[Data entries]
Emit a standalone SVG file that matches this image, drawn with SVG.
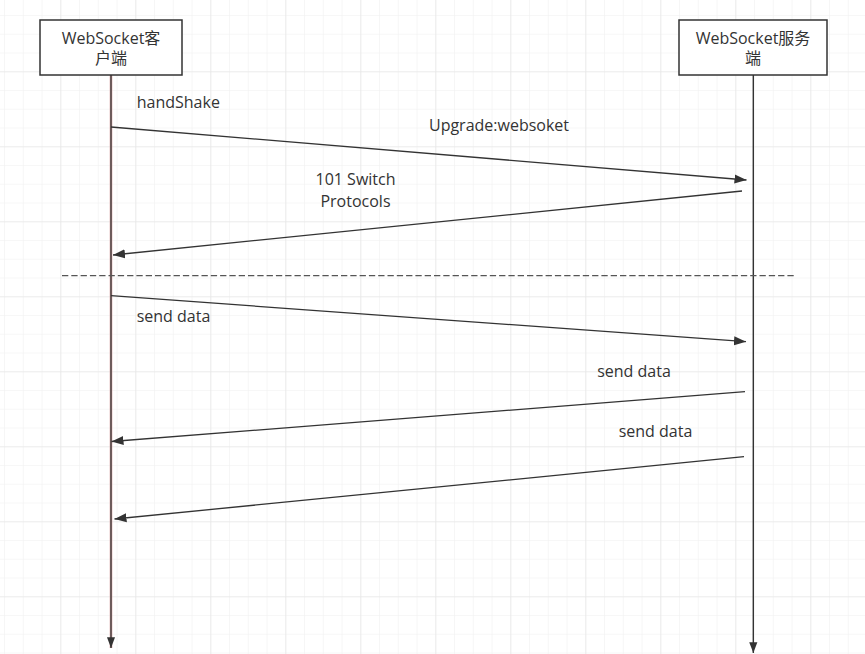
<svg xmlns="http://www.w3.org/2000/svg" width="865" height="654" viewBox="0 0 865 654">
<defs>
<pattern id="minor" x="4.05" y="15.05" width="18.75" height="18.75" patternUnits="userSpaceOnUse">
<path d="M0 0H18.75M0 0V18.75" fill="none" stroke="#f0f0f0" stroke-width="1.2"/>
</pattern>
<pattern id="major" x="60.3" y="71.3" width="75" height="75" patternUnits="userSpaceOnUse">
<path d="M0 0H75M0 0V75" fill="none" stroke="#e4e4e4" stroke-width="1.2"/>
</pattern>
<marker id="arr" viewBox="0 0 12 10" refX="12" refY="5" markerWidth="12" markerHeight="10" markerUnits="userSpaceOnUse" orient="auto">
<path d="M0 0.5L12 5L0 9.5Z" fill="#333"/>
</marker>
<marker id="arrv" viewBox="0 0 12 10" refX="12" refY="5" markerWidth="12" markerHeight="9" markerUnits="userSpaceOnUse" orient="auto">
<path d="M0 0.5L12 5L0 9.5Z" fill="#333"/>
</marker>
<style>
text{font-family:"Open Sans","Noto Sans CJK SC",sans-serif;font-size:16px;fill:#333}
.box{fill:#fff;stroke:#333;stroke-width:1.5}
.msg{fill:none;stroke:#333;stroke-width:1.3}
</style>
</defs>
<rect width="865" height="654" fill="#fff"/>
<rect width="865" height="654" fill="url(#minor)"/>
<rect width="865" height="654" fill="url(#major)"/>

<g id="connectors">
<line x1="111" y1="75" x2="111" y2="648" stroke="#dba5a5" stroke-width="2.6"/>
<line x1="111" y1="75" x2="111" y2="648" stroke="#333" stroke-width="1.3" marker-end="url(#arrv)"/>
<line x1="753.3" y1="75" x2="753.3" y2="653" stroke="#333" stroke-width="1.4" marker-end="url(#arrv)"/>
<line class="msg" x1="111" y1="127" x2="746.5" y2="180" marker-end="url(#arr)"/>
<line class="msg" x1="742" y1="191" x2="113" y2="255" marker-end="url(#arr)"/>
<line x1="62" y1="275.7" x2="795" y2="275.7" stroke="#555" stroke-width="1.3" stroke-dasharray="6.3 3"/>
<line class="msg" x1="111" y1="295.7" x2="746" y2="341.7" marker-end="url(#arr)"/>
<line class="msg" x1="745" y1="391.7" x2="111.5" y2="441.5" marker-end="url(#arr)"/>
<line class="msg" x1="744" y1="456.7" x2="114.5" y2="519" marker-end="url(#arr)"/>
</g>

<g id="client">
<rect class="box" x="40" y="20" width="142" height="55"/>
<text x="111" y="43.5" text-anchor="middle">WebSocket客</text>
<text x="111" y="63.5" text-anchor="middle">户端</text>
</g>
<g id="server">
<rect class="box" x="679" y="20" width="148" height="55"/>
<text x="753" y="43.5" text-anchor="middle">WebSocket服务</text>
<text x="753" y="63.5" text-anchor="middle">端</text>
</g>

<g id="labels">
<text x="136.7" y="108.3">handShake</text>
<text x="499" y="131" text-anchor="middle">Upgrade:websoket</text>
<text x="355.5" y="185.4" text-anchor="middle">101 Switch</text>
<text x="355.5" y="207.4" text-anchor="middle">Protocols</text>
<text x="173.5" y="322" text-anchor="middle">send data</text>
<text x="634" y="376.7" text-anchor="middle">send data</text>
<text x="655.5" y="436.7" text-anchor="middle">send data</text>
</g>
</svg>
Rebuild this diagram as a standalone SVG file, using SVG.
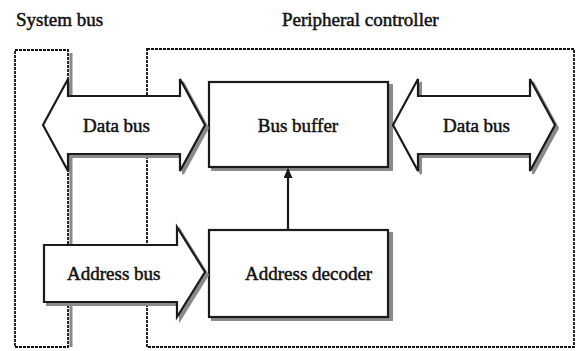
<svg xmlns="http://www.w3.org/2000/svg" width="576" height="351" viewBox="0 0 576 351">
<style>
.t{font-family:'Liberation Serif','Times New Roman',Times,serif;font-size:19px;fill:#111;stroke:#111;stroke-width:0.5;}
.dot{fill:none;stroke:#111;stroke-width:1.8;stroke-dasharray:3,1;}
.shape{fill:#fff;stroke:#1a1a1a;stroke-width:2.2;stroke-linejoin:miter;}
.shadow{fill:#8a8a8a;stroke:#8a8a8a;stroke-width:2;}
.conn{stroke:#1a1a1a;stroke-width:2.2;fill:none;}
</style>
<defs>
<marker id="ah" markerWidth="10" markerHeight="9" refX="9" refY="4.5" orient="auto" markerUnits="userSpaceOnUse">
<path d="M0,0 L10,4.5 L0,9 Z" fill="#1a1a1a"/>
</marker>
<path id="dbl" d="M0,0 L25,-46 L25,-29 L137,-29 L137,-46 L162,0 L137,46 L137,29 L25,29 L25,46 Z"/>
</defs>

<g id="labels">
<text class="t" x="16" y="26">System bus</text>
<text class="t" x="282" y="26">Peripheral controller</text>
</g>

<g id="system-bus">
<line x1="71" y1="53" x2="71" y2="347" stroke="#8a8a8a" stroke-width="3"/>
<rect class="dot" x="15" y="50" width="53" height="297"/>
</g>

<g id="peripheral-controller">
<rect class="dot" x="147" y="49" width="427" height="298"/>
</g>

<g id="bus-buffer">
<rect class="shadow" x="212" y="85" width="180" height="85"/>
<rect class="shape" x="209" y="82" width="179" height="85"/>
<text class="t" x="298" y="132" text-anchor="middle">Bus buffer</text>
</g>

<g id="address-decoder">
<rect class="shadow" x="212" y="233" width="180" height="87"/>
<rect class="shape" x="209" y="230" width="179" height="87"/>
<text class="t" x="245" y="280">Address decoder</text>
</g>

<g id="data-bus-left">
<use href="#dbl" x="46" y="128" class="shadow"/>
<use href="#dbl" x="43" y="125" class="shape"/>
<text class="t" x="83" y="132">Data bus</text>
</g>

<g id="data-bus-right">
<use href="#dbl" x="396" y="128" class="shadow"/>
<use href="#dbl" x="393" y="125" class="shape"/>
<text class="t" x="443" y="132">Data bus</text>
</g>

<g id="address-bus">
<path class="shadow" d="M47,248 L180,248 L180,230 L208,275 L180,320 L180,305 L47,305 Z"/>
<path class="shape" d="M44,245 L177,245 L177,227 L205,272 L177,317 L177,302 L44,302 Z"/>
<text class="t" x="67" y="280">Address bus</text>
</g>

<g id="connectors">
<line class="conn" x1="288" y1="230" x2="288" y2="169" marker-end="url(#ah)"/>
</g>
</svg>
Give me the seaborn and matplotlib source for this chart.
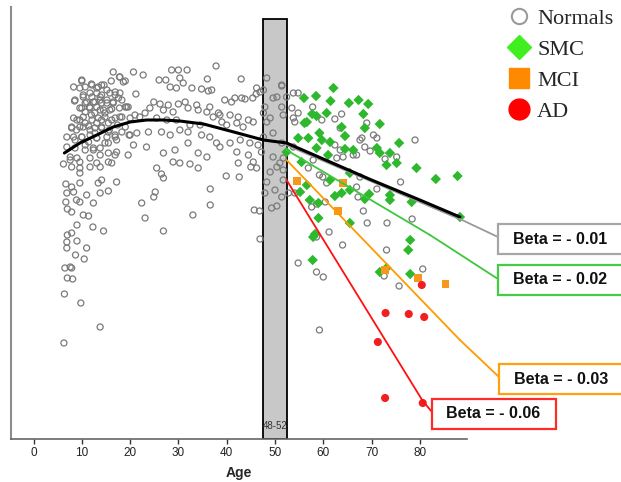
import matplotlib
matplotlib.use("Agg")
import matplotlib.pyplot as plt
import seaborn as sns
import pandas as pd
from matplotlib.lines import Line2D
from matplotlib.patches import Rectangle

# ---------------- data (age, score in arbitrary units) ----------------
normals_age = [
    16.5, 17.8, 18.6, 8.3, 10.0, 12.0, 13.4, 14.6, 16.1,
    8.5, 10.3, 11.7, 13.1, 14.1, 15.8, 16.9,
    10.7, 12.4, 13.8, 15.2, 16.5, 18.3,
    10.0, 11.6, 13.1, 14.5, 16.2, 17.8, 19.3,
    9.0, 10.3, 12.0, 13.4, 14.8, 16.2, 17.9,
    7.9, 9.6, 11.4, 12.7, 14.1, 15.7, 17.4, 19.0,
    8.3, 10.0, 11.7, 13.1, 15.2, 16.9, 19.8,
    6.2, 7.6, 9.0, 10.7, 12.4, 13.8, 15.5, 17.2,
    7.9, 9.6, 9.6, 11.7, 13.8, 16.2, 25.5, 26.5, 26.9, 32.4, 34.1, 39.9, 42.6, 45.0, 46.2,
    6.7, 7.9, 6.9, 8.3, 9.6, 13.4, 14.1, 17.2, 15.5, 13.8, 11.0,
    6.7, 8.9, 9.6, 12.4, 7.0, 7.9, 25.2, 24.9, 22.4, 36.6, 36.6,
    10.3, 11.4, 9.0, 12.3, 14.5, 23.1, 26.9, 33.0, 45.7, 46.8, 46.9,
    7.0, 7.9, 6.9, 9.0, 6.9, 11.0, 8.7, 10.5, 6.5, 7.6, 7.0, 8.1, 7.9, 6.4, 9.8, 13.8, 6.3,
    17.9, 19.0, 10.0,
    9.6, 10.7, 12.1, 13.1, 14.1, 15.2, 16.9, 17.9,
    8.6, 10.3, 11.0, 12.1, 12.7, 13.8, 14.1, 15.2, 16.5, 17.6, 19.0, 19.6,
    9.6, 10.7, 11.7, 12.7, 13.8, 14.8, 15.8, 16.9,
    8.3, 9.6, 10.7, 12.1, 13.1, 14.1, 15.5, 18.3, 20.0, 21.0,
    7.9, 8.9, 10.3, 11.7, 12.7, 14.1, 15.5, 16.9, 18.3, 20.0,
    6.9, 8.6, 10.0, 11.4, 13.1, 15.5, 17.2,
    6.9, 8.6, 10.7, 12.4, 13.8, 14.8,
    7.6, 9.6, 11.7, 13.1, 15.5, 16.9, 19.6,
    37.8, 20.7, 22.7, 28.6, 30.0, 31.8, 30.3, 31.0, 26.0, 27.4, 36.0, 43.0, 28.3, 29.6,
    32.8, 34.8, 36.2, 36.9, 46.2, 46.9, 21.2,
    24.9, 26.2, 27.9, 30.0, 31.4, 33.8, 36.5, 39.6, 41.0, 41.7, 43.1, 43.8, 45.4, 46.1,
    24.1, 26.9, 28.9, 32.0, 34.1, 35.9, 38.3, 40.7, 42.4, 44.5, 45.5,
    22.0, 23.1, 25.5, 27.6, 29.6, 32.4, 34.5, 37.2, 38.6, 39.0, 40.0, 42.1, 43.4,
    21.4, 23.8, 26.5, 28.3, 30.3, 32.0, 34.8, 36.5, 37.9, 40.7, 42.8, 44.8, 46.5,
    20.7, 23.4, 26.9, 29.3, 32.0, 34.1, 35.9, 38.6, 42.1, 44.5,
    28.9, 30.3, 42.4, 45.5,
    47.6, 48.3, 49.6, 50.4, 51.4, 52.4, 53.8, 54.8, 47.9, 47.6, 51.4, 53.5, 51.7, 49.0,
    48.3, 53.8, 47.6, 49.6, 51.4, 53.8, 47.2, 49.6, 51.7, 51.0, 49.0, 50.4, 51.7,
    48.3, 51.7, 50.0, 47.9, 51.4, 49.3, 50.4, 52.8, 54.8, 58.6, 60.0, 59.2, 61.2,
    64.0, 58.6, 57.6, 54.1,
    54.8, 57.8, 59.7, 62.4, 63.8, 69.0, 54.1, 63.5, 70.4, 71.1, 68.0, 67.6, 68.6, 69.7,
    79.0, 62.4, 63.5, 66.2, 66.9, 62.8, 64.1, 57.9, 72.8, 75.2, 56.9, 59.2, 59.9, 67.6,
    76.0, 66.9, 71.1, 60.7, 67.2, 60.4, 51.4,
    58.6, 68.3, 69.1, 73.2, 78.4, 73.1, 72.6, 75.7, 80.6,
]
normals_score = [
    367, 362, 357, 352, 358, 355, 352, 354, 358,
    338, 344, 346, 346, 344, 346, 344,
    336, 337, 339, 336, 337, 339,
    331, 332, 332, 329, 330, 331, 332,
    319, 322, 324, 321, 322, 319, 322,
    311, 312, 313, 311, 312, 309, 314, 312,
    302, 302, 304, 301, 302, 302, 304,
    275, 282, 281, 289, 291, 284, 286, 287,
    272, 271, 266, 272, 272, 276, 271, 265, 261, 275, 271, 263, 262, 272, 271,
    255, 252, 246, 247, 256, 256, 259, 257, 248, 246, 244,
    237, 239, 237, 236, 230, 227, 247, 242, 236, 250, 234,
    224, 223, 214, 212, 208, 221, 208, 224, 229, 228, 200,
    204, 206, 197, 198, 191, 191, 184, 180, 171, 172, 161, 160, 171, 145, 136, 112, 96,
    362, 358, 359,
    351, 352, 354, 351, 354, 349, 347, 346,
    339, 342, 337, 342, 337, 342, 336, 339, 336, 341, 332, 332,
    331, 327, 331, 326, 329, 326, 329, 321,
    321, 319, 316, 319, 316, 319, 316, 322, 321, 324,
    312, 309, 312, 309, 306, 311, 307, 304, 307, 304,
    302, 299, 302, 297, 301, 296, 299,
    292, 291, 294, 289, 291, 296,
    279, 277, 281, 276, 277, 284, 284,
    373, 367, 364, 369, 369, 369, 361, 356, 359, 359, 360, 360, 352, 351,
    351, 350, 348, 349, 351, 347, 345,
    337, 335, 334, 335, 337, 334, 332, 339, 337, 341, 341, 340, 341, 345,
    331, 329, 327, 331, 329, 327, 326, 324, 322, 319, 317,
    322, 326, 321, 319, 319, 314, 314, 322, 324, 317, 314, 316, 312,
    306, 307, 307, 304, 309, 307, 304, 302, 296, 296, 299, 296, 294,
    294, 292, 286, 289, 296, 286, 282, 292, 287, 284,
    277, 276, 276, 277,
    349, 361, 341, 342, 353, 342, 346, 346, 332, 326, 332, 331, 324, 321,
    317, 321, 302, 306, 296, 292, 287, 282, 281, 276, 267, 272, 269,
    257, 259, 249, 246, 242, 231, 233, 246, 176, 167, 162, 109, 207,
    194, 202, 232, 246,
    326, 332, 319, 320, 325, 316, 317, 311, 304, 301, 301, 299, 292, 288,
    299, 294, 289, 284, 284, 281, 282, 279, 280, 282, 271, 264, 262, 262,
    257, 252, 250, 256, 242, 237, 354,
    235, 228, 216, 216, 220, 189, 163, 153, 170,
]

smc_age = [
    62.1, 56.0, 58.5, 61.5, 65.3, 67.3, 69.3, 68.3, 57.7, 58.6, 60.7, 56.1, 56.6,
    63.8, 68.6, 71.7, 59.2, 64.5, 54.8, 56.9, 59.7, 61.4, 58.6, 64.5, 66.2, 75.7,
    71.1, 71.7, 73.8, 61.0, 55.5, 52.4, 73.1, 75.2, 79.3, 83.3, 87.8, 61.4, 56.6,
    55.2, 62.4, 63.8, 65.5, 69.5, 68.6, 73.8, 73.8, 57.2, 59.0, 65.5, 59.0, 65.5,
    57.9, 58.3, 57.8, 78.0, 77.6, 71.7, 73.1, 78.0, 88.3, 78.3,
]
smc_score = [
    351, 341, 343, 338, 336, 339, 335, 325, 325, 323, 326, 316, 317,
    312, 311, 315, 306, 303, 301, 301, 299, 297, 291, 290, 289, 296,
    291, 286, 286, 284, 277, 287, 274, 276, 271, 260, 263, 259, 254,
    247, 243, 246, 249, 245, 240, 244, 239, 239, 236, 266, 221, 216,
    202, 205, 179, 199, 189, 167, 171, 165, 222, 237,
]

mci_age = [54.5, 64.1, 63.1, 72.8, 79.7, 85.3]
mci_score = [258, 256, 228, 169, 161, 155]

ad_age = [80.4, 72.9, 77.7, 80.9, 71.3, 72.8, 80.6]
ad_score = [154, 126, 125, 122, 97, 41, 36]

# fitted curve for normals (lifespan trend)
curve_age = [6.4, 9.6, 13.1, 16.5, 20.0, 23.4, 26.9, 30.3, 35.2, 40.7, 47.6, 52.4, 60.0, 70.0, 80.0, 88.3]
curve_score = [286, 296, 304, 312, 317, 319, 319, 318, 315, 308, 299, 296, 280, 259, 239, 222]

# post-50 regression lines per group
groups = ["Normals", "SMC", "MCI", "AD"]
beta_labels = ["Beta = - 0.01", "Beta = - 0.02", "Beta = - 0.03", "Beta = - 0.06"]
beta_start_age = [52.4, 52.4, 52.4, 52.4]
beta_end_age = [88.3, 82.1, 88.3, 80.6]
beta_start_score = [294, 289, 279, 259]
beta_end_score = [220, 204, 99, 38]

window_center, window_width, window_label = 50, 5, "48-52"

# ---------------- styling ----------------
sns.set_theme(style="white")
plt.rcParams['font.family'] = ['Liberation Sans', 'DejaVu Sans']

W, H = 621, 482
def fx(px):
    return px / W
def fy(py):
    return 1 - py / H

fig = plt.figure(figsize=(W / 100, H / 100), dpi=100)
ax = fig.add_axes([fx(11), fy(439), (466.7 - 11) / W, (439 - 7) / H])
ax.set_xlim(-4.66, 89.7)
ax.set_ylim(0, 432)

# age window bar
ax.bar([window_center], [420], width=window_width, bottom=0, color='#c8c8c8',
       edgecolor='black', linewidth=1.3, zorder=1)
ax.text(window_center, 13, window_label, ha='center', va='center', fontsize=7,
        color='#333333', zorder=2)

df_n = pd.DataFrame({"age": normals_age, "score": normals_score})
df_s = pd.DataFrame({"age": smc_age, "score": smc_score})
df_m = pd.DataFrame({"age": mci_age, "score": mci_score})
df_a = pd.DataFrame({"age": ad_age, "score": ad_score})

sns.scatterplot(data=df_n, x="age", y="score", ax=ax, marker='o', s=19,
                facecolor='none', edgecolor='#7a7a7a', linewidth=0.9, zorder=3)
sns.scatterplot(data=df_s, x="age", y="score", ax=ax, marker='D', s=28,
                color='#2db82d', edgecolor='none', linewidth=0, zorder=4)
sns.scatterplot(data=df_m, x="age", y="score", ax=ax, marker='s', s=32,
                color='#f7981d', edgecolor='none', linewidth=0, zorder=5)
sns.scatterplot(data=df_a, x="age", y="score", ax=ax, marker='o', s=34,
                color='#f02020', edgecolor='none', linewidth=0, zorder=5)

line_colors = ['#9a9a9a', '#3cc83c', '#ff9a00', '#ff1010']
box_colors = ['#a6a6a6', '#44cc44', '#ffa010', '#ff2a2a']
for i in range(4):
    sns.lineplot(x=[beta_start_age[i], beta_end_age[i]],
                 y=[beta_start_score[i], beta_end_score[i]], ax=ax,
                 color=line_colors[i], linewidth=1.6 if i == 0 else 1.3, zorder=6)

sns.lineplot(x=curve_age, y=curve_score, ax=ax, color='black', linewidth=2.2,
             zorder=7, sort=False)

ax.set_xticks(range(0, 90, 10))
ax.set_yticks([])
ax.tick_params(axis='x', bottom=True, length=3.6, width=1.0, color='#333333',
               labelsize=8.5, pad=2, labelcolor='#222222')
for s in ['top', 'right']:
    ax.spines[s].set_visible(False)
ax.spines['left'].set_color('#8c8c8c')
ax.spines['left'].set_linewidth(1.5)
ax.spines['bottom'].set_color('#666666')
ax.spines['bottom'].set_linewidth(1.2)
ax.set_xlabel("Age", fontsize=10, fontweight='bold', labelpad=5)
ax.set_ylabel("")

# beta annotation boxes (layout in figure pixels)
box_rects = [(498, 224, 135, 30), (498, 265, 135, 30), (499, 364, 135, 30), (432, 399, 124, 30)]
conn_targets = [(498, 237), (498, 279), (499, 377), (432, 412)]
inv = fig.transFigure.inverted()
for i in range(4):
    x0, y0, w, h = box_rects[i]
    fig.patches.append(Rectangle((fx(x0), fy(y0 + h)), w / W, h / H,
                                 transform=fig.transFigure, facecolor='white',
                                 edgecolor=box_colors[i], linewidth=1.6, zorder=10))
    tx = 560.5 if i < 3 else 493
    if i == 2:
        tx = 561.5
    fig.text(fx(tx), fy(y0 + h / 2), beta_labels[i], ha='center', va='center',
             fontsize=11.5, fontweight='bold', color='#111111', zorder=11)
    ex, ey = inv.transform(ax.transData.transform((beta_end_age[i], beta_end_score[i])))
    cx, cy = conn_targets[i]
    fig.add_artist(Line2D([ex, fx(cx)], [ey, fy(cy)], transform=fig.transFigure,
                          color=line_colors[i], linewidth=1.3, zorder=9))

# legend
handles = [
    Line2D([], [], marker='o', ls='none', markerfacecolor='none', markeredgecolor='#9a9a9a',
           markeredgewidth=1.5, markersize=11),
    Line2D([], [], marker='D', ls='none', color='#3fef1f', markersize=12),
    Line2D([], [], marker='s', ls='none', color='#ff8a00', markersize=14),
    Line2D([], [], marker='o', ls='none', color='#ff0000', markersize=15),
]
fig.legend(handles, groups, loc='upper left', bbox_to_anchor=(fx(506), fy(8)),
           frameon=False, prop={'family': ['Liberation Serif'], 'size': 16},
           handlelength=1.2, handletextpad=0.2, labelspacing=0.47,
           borderpad=0, borderaxespad=0)

fig.savefig("out.png", dpi=100)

#### [What is expected]
Leave the pictures out, then copy word for word only the lines from the one containing "Give me the" through the one containing "from matplotlib.patches import Rectangle", both included.

#### [Finished answer]
Give me the seaborn and matplotlib source for this chart.
import matplotlib
matplotlib.use("Agg")
import matplotlib.pyplot as plt
import seaborn as sns
import pandas as pd
from matplotlib.lines import Line2D
from matplotlib.patches import Rectangle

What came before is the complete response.